The problem »
Keep the pictures out of the copy and print all the entries below exactly.

::: Listed entries :::

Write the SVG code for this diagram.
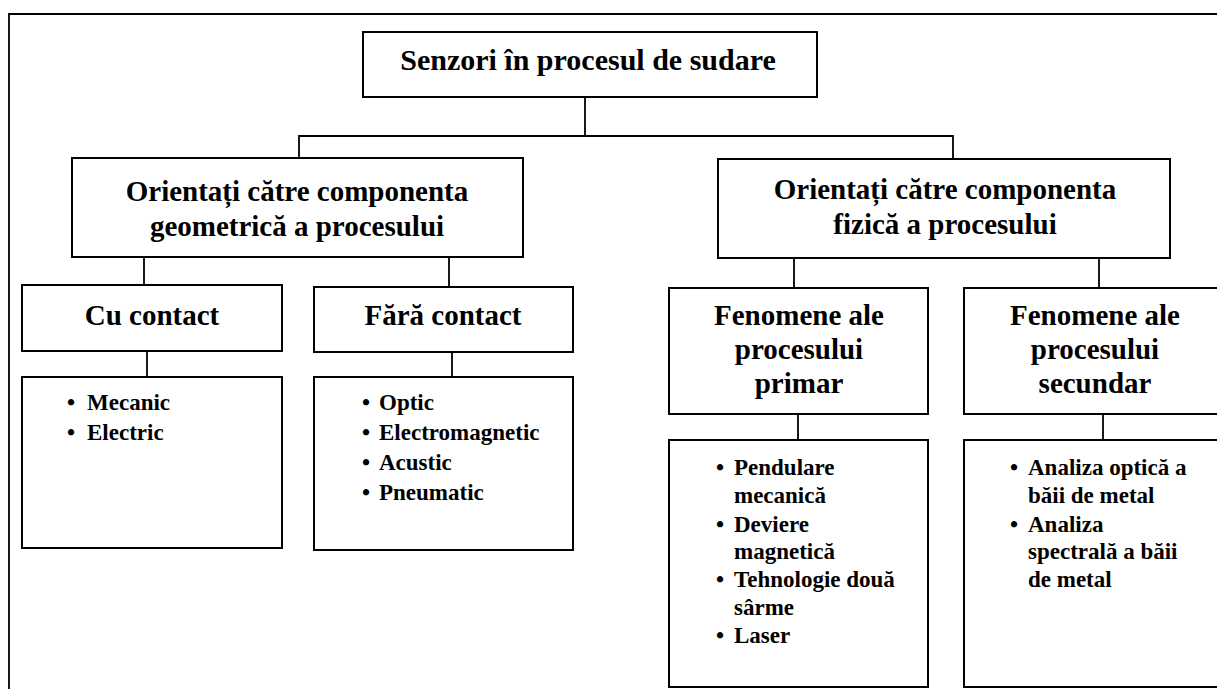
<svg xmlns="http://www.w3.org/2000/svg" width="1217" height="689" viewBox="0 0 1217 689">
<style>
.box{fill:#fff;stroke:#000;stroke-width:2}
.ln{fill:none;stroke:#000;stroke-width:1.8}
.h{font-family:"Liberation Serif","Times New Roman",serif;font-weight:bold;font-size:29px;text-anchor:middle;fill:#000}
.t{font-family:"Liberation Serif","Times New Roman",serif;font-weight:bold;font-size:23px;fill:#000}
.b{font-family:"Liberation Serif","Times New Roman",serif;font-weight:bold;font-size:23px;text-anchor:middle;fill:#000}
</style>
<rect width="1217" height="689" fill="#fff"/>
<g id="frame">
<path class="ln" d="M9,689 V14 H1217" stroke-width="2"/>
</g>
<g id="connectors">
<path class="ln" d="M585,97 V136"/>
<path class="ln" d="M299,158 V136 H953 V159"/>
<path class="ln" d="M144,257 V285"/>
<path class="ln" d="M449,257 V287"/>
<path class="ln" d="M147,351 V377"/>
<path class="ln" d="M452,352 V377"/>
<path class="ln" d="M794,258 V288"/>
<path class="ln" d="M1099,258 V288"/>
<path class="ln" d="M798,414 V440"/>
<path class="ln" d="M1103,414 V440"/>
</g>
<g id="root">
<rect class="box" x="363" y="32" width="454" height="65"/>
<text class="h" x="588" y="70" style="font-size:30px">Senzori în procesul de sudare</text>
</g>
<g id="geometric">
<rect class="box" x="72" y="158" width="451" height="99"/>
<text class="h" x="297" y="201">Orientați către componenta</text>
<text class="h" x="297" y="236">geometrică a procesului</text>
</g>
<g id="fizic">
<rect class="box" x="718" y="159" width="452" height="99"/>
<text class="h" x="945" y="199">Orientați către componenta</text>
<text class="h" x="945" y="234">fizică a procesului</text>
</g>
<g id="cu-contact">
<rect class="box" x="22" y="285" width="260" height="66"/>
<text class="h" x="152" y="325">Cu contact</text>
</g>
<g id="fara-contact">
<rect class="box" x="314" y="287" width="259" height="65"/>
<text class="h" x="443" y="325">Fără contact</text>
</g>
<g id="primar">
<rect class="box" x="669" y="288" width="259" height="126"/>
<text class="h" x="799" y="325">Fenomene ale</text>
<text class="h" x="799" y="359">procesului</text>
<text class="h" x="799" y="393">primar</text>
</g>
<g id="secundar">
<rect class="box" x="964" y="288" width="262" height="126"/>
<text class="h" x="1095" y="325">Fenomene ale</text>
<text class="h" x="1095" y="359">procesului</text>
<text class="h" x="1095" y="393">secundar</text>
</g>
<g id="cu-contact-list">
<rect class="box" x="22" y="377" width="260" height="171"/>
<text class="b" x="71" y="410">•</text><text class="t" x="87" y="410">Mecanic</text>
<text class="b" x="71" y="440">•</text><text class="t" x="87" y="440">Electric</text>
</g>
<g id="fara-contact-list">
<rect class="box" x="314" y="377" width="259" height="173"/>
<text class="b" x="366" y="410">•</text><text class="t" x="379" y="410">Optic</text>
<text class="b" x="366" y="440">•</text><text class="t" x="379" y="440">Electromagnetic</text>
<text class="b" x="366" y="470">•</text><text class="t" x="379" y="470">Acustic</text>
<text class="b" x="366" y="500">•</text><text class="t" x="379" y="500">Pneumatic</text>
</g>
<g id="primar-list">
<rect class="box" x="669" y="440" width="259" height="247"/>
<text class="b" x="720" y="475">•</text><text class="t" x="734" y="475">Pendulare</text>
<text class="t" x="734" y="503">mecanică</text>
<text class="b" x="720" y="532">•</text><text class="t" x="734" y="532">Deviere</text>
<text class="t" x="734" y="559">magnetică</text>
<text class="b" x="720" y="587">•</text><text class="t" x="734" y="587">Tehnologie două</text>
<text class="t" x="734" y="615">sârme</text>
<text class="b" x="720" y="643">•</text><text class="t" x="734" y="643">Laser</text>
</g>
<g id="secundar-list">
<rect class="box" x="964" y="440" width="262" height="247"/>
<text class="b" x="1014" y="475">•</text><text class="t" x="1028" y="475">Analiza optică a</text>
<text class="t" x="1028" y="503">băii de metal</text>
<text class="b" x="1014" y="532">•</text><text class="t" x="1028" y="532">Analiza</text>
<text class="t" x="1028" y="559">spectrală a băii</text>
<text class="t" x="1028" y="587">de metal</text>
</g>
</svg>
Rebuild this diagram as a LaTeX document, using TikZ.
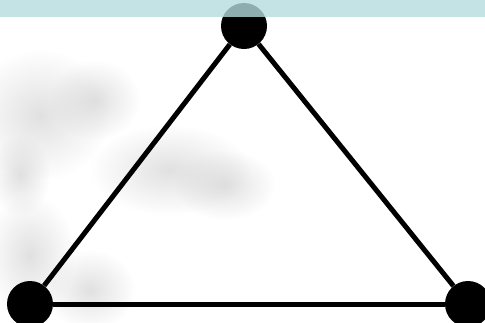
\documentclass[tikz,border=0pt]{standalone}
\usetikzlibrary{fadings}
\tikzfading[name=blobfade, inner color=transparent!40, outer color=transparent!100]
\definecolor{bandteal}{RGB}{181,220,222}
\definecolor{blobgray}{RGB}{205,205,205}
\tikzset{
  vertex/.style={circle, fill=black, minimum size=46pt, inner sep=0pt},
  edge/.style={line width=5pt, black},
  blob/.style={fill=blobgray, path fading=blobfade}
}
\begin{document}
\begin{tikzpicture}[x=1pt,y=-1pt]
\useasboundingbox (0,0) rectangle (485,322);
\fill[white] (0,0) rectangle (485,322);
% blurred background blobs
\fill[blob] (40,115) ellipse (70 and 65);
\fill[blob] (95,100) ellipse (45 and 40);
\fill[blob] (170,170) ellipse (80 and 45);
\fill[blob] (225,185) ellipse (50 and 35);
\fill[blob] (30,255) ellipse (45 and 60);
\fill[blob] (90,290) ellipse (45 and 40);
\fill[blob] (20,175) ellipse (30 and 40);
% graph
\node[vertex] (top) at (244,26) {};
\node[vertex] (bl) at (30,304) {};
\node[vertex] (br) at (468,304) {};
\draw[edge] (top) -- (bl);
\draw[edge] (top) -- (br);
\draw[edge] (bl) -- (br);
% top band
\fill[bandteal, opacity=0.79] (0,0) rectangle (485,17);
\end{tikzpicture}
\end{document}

:::

Task result »
Write the SVG code for this diagram.
<svg xmlns="http://www.w3.org/2000/svg" width="1217" height="689" viewBox="0 0 1217 689">
<style>
.box{fill:#fff;stroke:#000;stroke-width:2}
.ln{fill:none;stroke:#000;stroke-width:1.8}
.h{font-family:"Liberation Serif","Times New Roman",serif;font-weight:bold;font-size:29px;text-anchor:middle;fill:#000}
.t{font-family:"Liberation Serif","Times New Roman",serif;font-weight:bold;font-size:23px;fill:#000}
.b{font-family:"Liberation Serif","Times New Roman",serif;font-weight:bold;font-size:23px;text-anchor:middle;fill:#000}
</style>
<rect width="1217" height="689" fill="#fff"/>
<g id="frame">
<path class="ln" d="M9,689 V14 H1217" stroke-width="2"/>
</g>
<g id="connectors">
<path class="ln" d="M585,97 V136"/>
<path class="ln" d="M299,158 V136 H953 V159"/>
<path class="ln" d="M144,257 V285"/>
<path class="ln" d="M449,257 V287"/>
<path class="ln" d="M147,351 V377"/>
<path class="ln" d="M452,352 V377"/>
<path class="ln" d="M794,258 V288"/>
<path class="ln" d="M1099,258 V288"/>
<path class="ln" d="M798,414 V440"/>
<path class="ln" d="M1103,414 V440"/>
</g>
<g id="root">
<rect class="box" x="363" y="32" width="454" height="65"/>
<text class="h" x="588" y="70" style="font-size:30px">Senzori în procesul de sudare</text>
</g>
<g id="geometric">
<rect class="box" x="72" y="158" width="451" height="99"/>
<text class="h" x="297" y="201">Orientați către componenta</text>
<text class="h" x="297" y="236">geometrică a procesului</text>
</g>
<g id="fizic">
<rect class="box" x="718" y="159" width="452" height="99"/>
<text class="h" x="945" y="199">Orientați către componenta</text>
<text class="h" x="945" y="234">fizică a procesului</text>
</g>
<g id="cu-contact">
<rect class="box" x="22" y="285" width="260" height="66"/>
<text class="h" x="152" y="325">Cu contact</text>
</g>
<g id="fara-contact">
<rect class="box" x="314" y="287" width="259" height="65"/>
<text class="h" x="443" y="325">Fără contact</text>
</g>
<g id="primar">
<rect class="box" x="669" y="288" width="259" height="126"/>
<text class="h" x="799" y="325">Fenomene ale</text>
<text class="h" x="799" y="359">procesului</text>
<text class="h" x="799" y="393">primar</text>
</g>
<g id="secundar">
<rect class="box" x="964" y="288" width="262" height="126"/>
<text class="h" x="1095" y="325">Fenomene ale</text>
<text class="h" x="1095" y="359">procesului</text>
<text class="h" x="1095" y="393">secundar</text>
</g>
<g id="cu-contact-list">
<rect class="box" x="22" y="377" width="260" height="171"/>
<text class="b" x="71" y="410">•</text><text class="t" x="87" y="410">Mecanic</text>
<text class="b" x="71" y="440">•</text><text class="t" x="87" y="440">Electric</text>
</g>
<g id="fara-contact-list">
<rect class="box" x="314" y="377" width="259" height="173"/>
<text class="b" x="366" y="410">•</text><text class="t" x="379" y="410">Optic</text>
<text class="b" x="366" y="440">•</text><text class="t" x="379" y="440">Electromagnetic</text>
<text class="b" x="366" y="470">•</text><text class="t" x="379" y="470">Acustic</text>
<text class="b" x="366" y="500">•</text><text class="t" x="379" y="500">Pneumatic</text>
</g>
<g id="primar-list">
<rect class="box" x="669" y="440" width="259" height="247"/>
<text class="b" x="720" y="475">•</text><text class="t" x="734" y="475">Pendulare</text>
<text class="t" x="734" y="503">mecanică</text>
<text class="b" x="720" y="532">•</text><text class="t" x="734" y="532">Deviere</text>
<text class="t" x="734" y="559">magnetică</text>
<text class="b" x="720" y="587">•</text><text class="t" x="734" y="587">Tehnologie două</text>
<text class="t" x="734" y="615">sârme</text>
<text class="b" x="720" y="643">•</text><text class="t" x="734" y="643">Laser</text>
</g>
<g id="secundar-list">
<rect class="box" x="964" y="440" width="262" height="247"/>
<text class="b" x="1014" y="475">•</text><text class="t" x="1028" y="475">Analiza optică a</text>
<text class="t" x="1028" y="503">băii de metal</text>
<text class="b" x="1014" y="532">•</text><text class="t" x="1028" y="532">Analiza</text>
<text class="t" x="1028" y="559">spectrală a băii</text>
<text class="t" x="1028" y="587">de metal</text>
</g>
</svg>
Rebuild this diagram as a LaTeX document, using TikZ.
\documentclass[tikz,border=0pt]{standalone}
\usetikzlibrary{fadings}
\tikzfading[name=blobfade, inner color=transparent!40, outer color=transparent!100]
\definecolor{bandteal}{RGB}{181,220,222}
\definecolor{blobgray}{RGB}{205,205,205}
\tikzset{
  vertex/.style={circle, fill=black, minimum size=46pt, inner sep=0pt},
  edge/.style={line width=5pt, black},
  blob/.style={fill=blobgray, path fading=blobfade}
}
\begin{document}
\begin{tikzpicture}[x=1pt,y=-1pt]
\useasboundingbox (0,0) rectangle (485,322);
\fill[white] (0,0) rectangle (485,322);
% blurred background blobs
\fill[blob] (40,115) ellipse (70 and 65);
\fill[blob] (95,100) ellipse (45 and 40);
\fill[blob] (170,170) ellipse (80 and 45);
\fill[blob] (225,185) ellipse (50 and 35);
\fill[blob] (30,255) ellipse (45 and 60);
\fill[blob] (90,290) ellipse (45 and 40);
\fill[blob] (20,175) ellipse (30 and 40);
% graph
\node[vertex] (top) at (244,26) {};
\node[vertex] (bl) at (30,304) {};
\node[vertex] (br) at (468,304) {};
\draw[edge] (top) -- (bl);
\draw[edge] (top) -- (br);
\draw[edge] (bl) -- (br);
% top band
\fill[bandteal, opacity=0.79] (0,0) rectangle (485,17);
\end{tikzpicture}
\end{document}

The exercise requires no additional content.